Federica Bosco [INCONTRO/18]
Il mondo ce l’ha con tutti, basta che tu lo ignori e vada lo stesso per la tua strada, qualunque sia.
Com’è nata l’idea di creare un libro con un tema così delicato?
Sono una persona molto sensibile e questo tratto mi ha creato una grande varietà di problemi quando ero piccola, problemi che venivano risolti con un “falla finita, sei troppo piagnucolona”.
Io vivevo in uno stato di costante allerta, perché l’ipersensibile entra in un ambiente e “sente”. Una specie di sesto senso, molto forte: senti le persone, hai un’empatia esagerata, capisci subito se qualcosa non va e fai tue queste emozioni, oltre a quelle che già possiedi.
Ci puoi spiegare cos’è l’ipersensibilità?
L’ipersensibilità è stata studiata all’inizio degli anni Ottanta-Novanta quando è stato scoperto che l’intelligenza nell’emisfero destro e in quello sinistro ha una collocazione ben precisa. L’emisfero destro è quello dell’emotività, delle arti; quello sinistro è quello della pragmaticità, del calcolo. L’emisfero del mondo. A seconda di dove hai l’intelligenza sarai più o meno in balia delle tue emozioni.
L’ipersensibile sente tutto prima dal cuore che dal cervello, ciò che sta fuori arriva come uno tsunami di emozioni, qualunque cosa prende un’enorme importanza, non riesce a farsi scivolare addosso nulla. Quindi nell’arco della giornata sono milioni le emozioni che giungono addosso e tutte hanno la stessa importanza.
Le prime difficoltà arrivano dalla scuola perché il sistema scolastico è strutturato per gli emisferi sinistri per cui si impara a memoria, si ripete, non si da tanto spazio alla creatività e si fanno cose schematiche. Un bambino “altamente sensibile” si trova a seguire sempre le farfalle.
Anche oer mme la scuola è stata un disastro, tanto che alla fine credi anche tu di essere un fallimento perché te lo dicono e perché non vedi i risultati.
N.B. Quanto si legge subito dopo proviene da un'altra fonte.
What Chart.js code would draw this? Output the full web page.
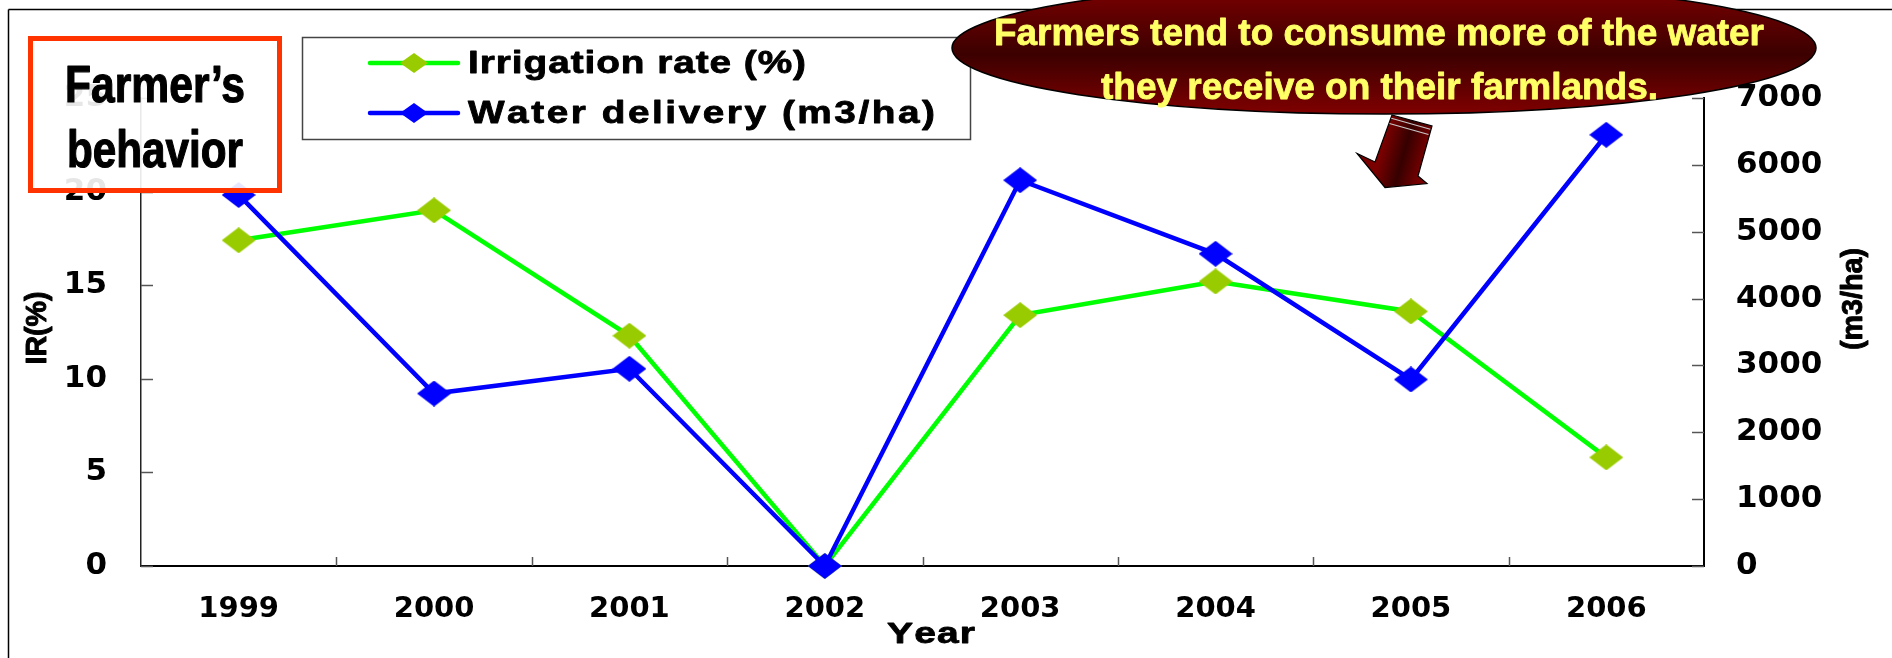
<!DOCTYPE html>
<html>
<head>
<meta charset="utf-8">
<script src="https://cdn.jsdelivr.net/npm/chart.js@4.4.1/dist/chart.umd.min.js"></script>
<style>
  html, body { margin: 0; padding: 0; background: #fff; }
  canvas { display: block; }
</style>
</head>
<body>
<canvas id="chart" width="1892" height="658"></canvas>
<script>
// ---- data ----
const years = ['1999', '2000', '2001', '2002', '2003', '2004', '2005', '2006'];
const irrigationRate = [17.4, 19.0, 12.3, 0, 13.4, 15.2, 13.6, 5.8];      // %
const waterDelivery = [5550, 2580, 2950, 0, 5770, 4670, 2790, 6450];     // m3/ha
const irTicks = [0, 5, 10, 15, 20, 25];
const wdTicks = [0, 1000, 2000, 3000, 4000, 5000, 6000, 7000];
const seriesNames = ['Irrigation rate (%)', 'Water delivery (m3/ha)'];
const axisTitles = { x: 'Year', left: 'IR(%)', right: '(m3/ha)' };
const boxTitle = ['Farmer\u2019s', 'behavior'];
const calloutText = ['Farmers tend to consume more of the water', 'they receive on their farmlands.'];

// ---- styling ----
const LINE_GREEN = '#00FF00', MARK_GREEN = '#99CC00', BLUE = '#0000FF';
const X_TICK_FONT = { family: "'DejaVu Sans', sans-serif", size: 29, weight: 'bold' };
const Y_TICK_FONT = { family: "'DejaVu Sans', sans-serif", size: 31, weight: 'bold' };
const SANS_BOLD = "'Liberation Sans', Arial, sans-serif";

// flattened diamond marker drawn onto a small canvas
function diamond(w, h, color) {
  const c = document.createElement('canvas');
  c.width = w; c.height = h;
  const g = c.getContext('2d');
  g.fillStyle = color;
  g.beginPath();
  g.moveTo(w / 2, 0); g.lineTo(w, h / 2); g.lineTo(w / 2, h); g.lineTo(0, h / 2);
  g.closePath(); g.fill();
  return c;
}
const greenMark = diamond(34, 26, MARK_GREEN);
const blueMark = diamond(34, 26, BLUE);
const greenMarkSmall = diamond(28, 20, MARK_GREEN);
const blueMarkSmall = diamond(28, 20, BLUE);

function paint(ctx, text, x, y, heavy) {
  ctx.fillText(text, x, y);
  if (heavy) {
    ctx.strokeStyle = ctx.fillStyle;
    ctx.lineWidth = heavy;
    ctx.lineJoin = 'round';
    ctx.strokeText(text, x, y);
  }
}

// text squeezed/stretched horizontally to a given width, left edge at x
function fitText(ctx, text, x, y, width, font, heavy) {
  ctx.save();
  ctx.font = font;
  ctx.textAlign = 'left';
  ctx.textBaseline = 'alphabetic';
  const w = ctx.measureText(text).width;
  ctx.translate(x, y);
  ctx.scale(width / w, 1);
  paint(ctx, text, 0, 0, heavy);
  ctx.restore();
}

// stretched glyphs with extra spacing between letters, spread to a given width
function spacedText(ctx, text, x, y, width, font, stretch, heavy) {
  ctx.save();
  ctx.font = font;
  ctx.textAlign = 'left';
  ctx.textBaseline = 'alphabetic';
  const chars = [...text];
  const ws = chars.map(ch => ctx.measureText(ch).width * stretch);
  const total = ws.reduce((a, b) => a + b, 0);
  const gap = chars.length > 1 ? (width - total) / (chars.length - 1) : 0;
  let cx = x;
  chars.forEach((ch, i) => {
    ctx.save();
    ctx.translate(cx, y);
    ctx.scale(stretch, 1);
    paint(ctx, ch, 0, 0, heavy);
    ctx.restore();
    cx += ws[i] + gap;
  });
  ctx.restore();
}

// rotated (bottom-to-top) text fitted to a length, centred on (cx, cy)
function verticalText(ctx, text, cx, cy, length, font, heavy) {
  ctx.save();
  ctx.font = font;
  ctx.textAlign = 'left';
  ctx.textBaseline = 'middle';
  const w = ctx.measureText(text).width;
  ctx.translate(cx, cy);
  ctx.rotate(-Math.PI / 2);
  ctx.scale(length / w, 1);
  paint(ctx, text, -w / 2, 0, heavy);
  ctx.restore();
}

function seg(ctx, x1, y1, x2, y2) {
  ctx.beginPath(); ctx.moveTo(x1, y1); ctx.lineTo(x2, y2); ctx.stroke();
}

// inward tick marks on all three axes
const innerTicks = {
  id: 'innerTicks',
  beforeDatasetsDraw(chart) {
    const { ctx, chartArea: a, scales } = chart;
    ctx.save();
    ctx.strokeStyle = '#555';
    ctx.lineWidth = 1.5;
    const x = scales.x;
    for (let i = 1; i < years.length; i++) {
      const px = Math.round((x.getPixelForValue(i - 1) + x.getPixelForValue(i)) / 2) + 0.5;
      seg(ctx, px, a.bottom, px, a.bottom - 9);
    }
    irTicks.forEach(v => {
      const py = Math.round(scales.y.getPixelForValue(v)) + 0.5;
      seg(ctx, a.left, py, a.left + 12, py);
    });
    wdTicks.forEach(v => {
      const py = Math.round(scales.y1.getPixelForValue(v)) + 0.5;
      seg(ctx, a.right, py, a.right - 12, py);
    });
    ctx.restore();
  }
};

// axis titles, frame, legend, title box and callout
const overlay = {
  id: 'overlay',
  afterDraw(chart) {
    const { ctx } = chart;
    ctx.save();

    // outer frame
    ctx.strokeStyle = '#000';
    ctx.lineWidth = 1.5;
    seg(ctx, 8.5, 9.5, 8.5, 658);
    seg(ctx, 8.5, 9.5, 1892, 9.5);

    // axis titles
    ctx.fillStyle = '#000';
    verticalText(ctx, axisTitles.left, 38, 328, 73, 'bold 30px ' + SANS_BOLD, 1);
    verticalText(ctx, axisTitles.right, 1854, 299, 102, 'bold 29px ' + SANS_BOLD, 0.9);
    spacedText(ctx, axisTitles.x, 887, 643, 88, 'bold 30px ' + SANS_BOLD, 1.3, 0.8);

    // "Farmer's behavior" box
    ctx.fillStyle = 'rgba(255,255,255,0.9)';
    ctx.fillRect(28, 36, 254, 157);
    ctx.strokeStyle = '#FF3300';
    ctx.lineWidth = 5;
    ctx.strokeRect(30.5, 38.5, 249, 152);
    ctx.fillStyle = '#000';
    fitText(ctx, boxTitle[0], 65, 102, 180, 'bold 52px ' + SANS_BOLD, 1.2);
    fitText(ctx, boxTitle[1], 67, 167, 176, 'bold 52px ' + SANS_BOLD, 1.2);

    // legend
    ctx.fillStyle = '#fff';
    ctx.fillRect(302, 37, 668, 102);
    ctx.strokeStyle = '#444';
    ctx.lineWidth = 1.5;
    ctx.strokeRect(302.5, 37.5, 668, 102);
    const rows = [
      { y: 63, line: LINE_GREEN, mark: greenMarkSmall, base: 72.5, w: 338 },
      { y: 113, line: BLUE, mark: blueMarkSmall, base: 122.5, w: 467 }
    ];
    chart.data.datasets.forEach((ds, i) => {
      const r = rows[i];
      ctx.strokeStyle = r.line;
      ctx.lineWidth = 4.5;
      ctx.lineCap = 'round';
      seg(ctx, 370, r.y, 458, r.y);
      ctx.drawImage(r.mark, 414 - r.mark.width / 2, r.y - r.mark.height / 2);
      ctx.fillStyle = '#000';
      spacedText(ctx, ds.label, 468, r.base, r.w, 'bold 31px ' + SANS_BOLD, 1.25, 0.8);
    });
    ctx.lineCap = 'butt';

    // callout bubble
    const eg = ctx.createLinearGradient(0, -18, 0, 114);
    eg.addColorStop(0, '#800000');
    eg.addColorStop(0.55, '#3c0000');
    eg.addColorStop(1, '#800000');
    ctx.beginPath();
    ctx.ellipse(1384, 48, 432, 66, 0, 0, Math.PI * 2);
    ctx.fillStyle = eg;
    ctx.fill();
    ctx.strokeStyle = '#000';
    ctx.lineWidth = 1.5;
    ctx.stroke();
    ctx.fillStyle = '#FFFF66';
    fitText(ctx, calloutText[0], 994, 45, 770, 'bold 37px ' + SANS_BOLD, 0.8);
    fitText(ctx, calloutText[1], 1101, 99, 557, 'bold 37px ' + SANS_BOLD, 0.8);

    // block arrow pointing down-left
    const pts = [[1392, 115], [1432, 126], [1418, 176], [1427, 183.5], [1385, 187.5], [1357, 153.5], [1375, 162]];
    const ag = ctx.createLinearGradient(1385, 138, 1428, 150);
    ag.addColorStop(0, '#7a0000');
    ag.addColorStop(0.5, '#360000');
    ag.addColorStop(1, '#7a0000');
    ctx.beginPath();
    pts.forEach((p, i) => i ? ctx.lineTo(p[0], p[1]) : ctx.moveTo(p[0], p[1]));
    ctx.closePath();
    ctx.fillStyle = ag;
    ctx.fill();
    ctx.strokeStyle = '#000';
    ctx.lineWidth = 1.2;
    ctx.stroke();
    // light stripes across the top of the shaft
    ctx.strokeStyle = '#c8c8c8';
    ctx.lineWidth = 1.2;
    const dx = -0.337, dy = 0.941;
    [3.5, 9].forEach(o => seg(ctx, 1392 + dx * o + 0.5, 115 + dy * o, 1432 + dx * o - 0.5, 126 + dy * o));

    ctx.restore();
  }
};

new Chart(document.getElementById('chart').getContext('2d'), {
  type: 'line',
  data: {
    labels: years,
    datasets: [
      {
        label: seriesNames[0],
        data: irrigationRate,
        yAxisID: 'y',
        borderColor: LINE_GREEN,
        backgroundColor: MARK_GREEN,
        borderWidth: 4.5,
        pointStyle: greenMark,
        pointRadius: 13,
        tension: 0,
        clip: false,
        order: 2
      },
      {
        label: seriesNames[1],
        data: waterDelivery,
        yAxisID: 'y1',
        borderColor: BLUE,
        backgroundColor: BLUE,
        borderWidth: 4.5,
        pointStyle: blueMark,
        pointRadius: 13,
        tension: 0,
        clip: false,
        order: 1
      }
    ]
  },
  options: {
    responsive: false,
    animation: false,
    devicePixelRatio: 1,
    layout: { padding: { top: 98, left: 0, right: 0, bottom: 0 } },
    plugins: { legend: { display: false }, tooltip: { enabled: false } },
    scales: {
      x: {
        offset: true,
        grid: { display: false, drawTicks: false },
        border: { color: '#000', width: 2 },
        ticks: { padding: 26, font: X_TICK_FONT, color: '#000', maxRotation: 0, autoSkip: false },
        afterFit: s => { s.height = 92; }
      },
      y: {
        position: 'left',
        min: irTicks[0],
        max: irTicks[irTicks.length - 1],
        grid: { display: false, drawTicks: false },
        border: { color: '#222', width: 1.5 },
        ticks: { stepSize: irTicks[1] - irTicks[0], padding: 34, font: Y_TICK_FONT, color: '#000' },
        afterFit: s => { s.width = 141; }
      },
      y1: {
        position: 'right',
        min: wdTicks[0],
        max: wdTicks[wdTicks.length - 1],
        grid: { display: false, drawTicks: false },
        border: { color: '#000', width: 2 },
        ticks: {
          stepSize: wdTicks[1] - wdTicks[0], padding: 32, font: Y_TICK_FONT, color: '#000',
          callback: v => String(v)
        },
        afterFit: s => { s.width = 188; }
      }
    }
  },
  plugins: [innerTicks, overlay]
});
</script>
</body>
</html>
E come puoi farlo diventare un vantaggio?
Vorresti essere come tutti gli altri ma non ce la fa.
Io ci ho provato per molto tempo, ho tentato e ritentato però mi rendevo conto di dover pagare sempre un prezzo troppo alto e allora ho capito che bisogna trattarsi bene, con amore e pazienza.
Quando inizi a prenderti cura di te stesso allora incominci a viverla meglio.
La scrittura ti ha aiutato a “gestire” meglio la tua super sensibilità?
Non avrei potuto fare altro.
Sono uscita di casa molto giovane e ho fatto un po’ di tutto. Quando arrivavano a darmi delle responsabilità entravo però in conflitto automatico con me stessa. Allora cambiavo tutto. Lasciavo la città, il lavoro con la speranza di trovare un giorno il mio porto sicuro. E per un po’ funzionava, ma poi ricominciava questo dolore sordo perché mi sentivo incapace a differenza degli altri che erano a loro agio. La scrittura è arrivata molto tardi, e per caso durante una delle mie depressioni. L’autogestione che questo lavoro regala, mi ha decisamente salvata.
Quando hai preso coscienza di questo tuo lato?
Solo da pochi anni leggendo per la prima volta Rolph Selling. Realizzai che mi si stava aprendo un mondo che gli anni di analisi non era riuscita a mostrarmi: ho così incominciato a leggere tutto quello che era stato pubblicato e tutto improvvisamente tornava.
Un sospiro di sollievo: non sono fatta male, sono solo divera e soprattutto, non sono sola.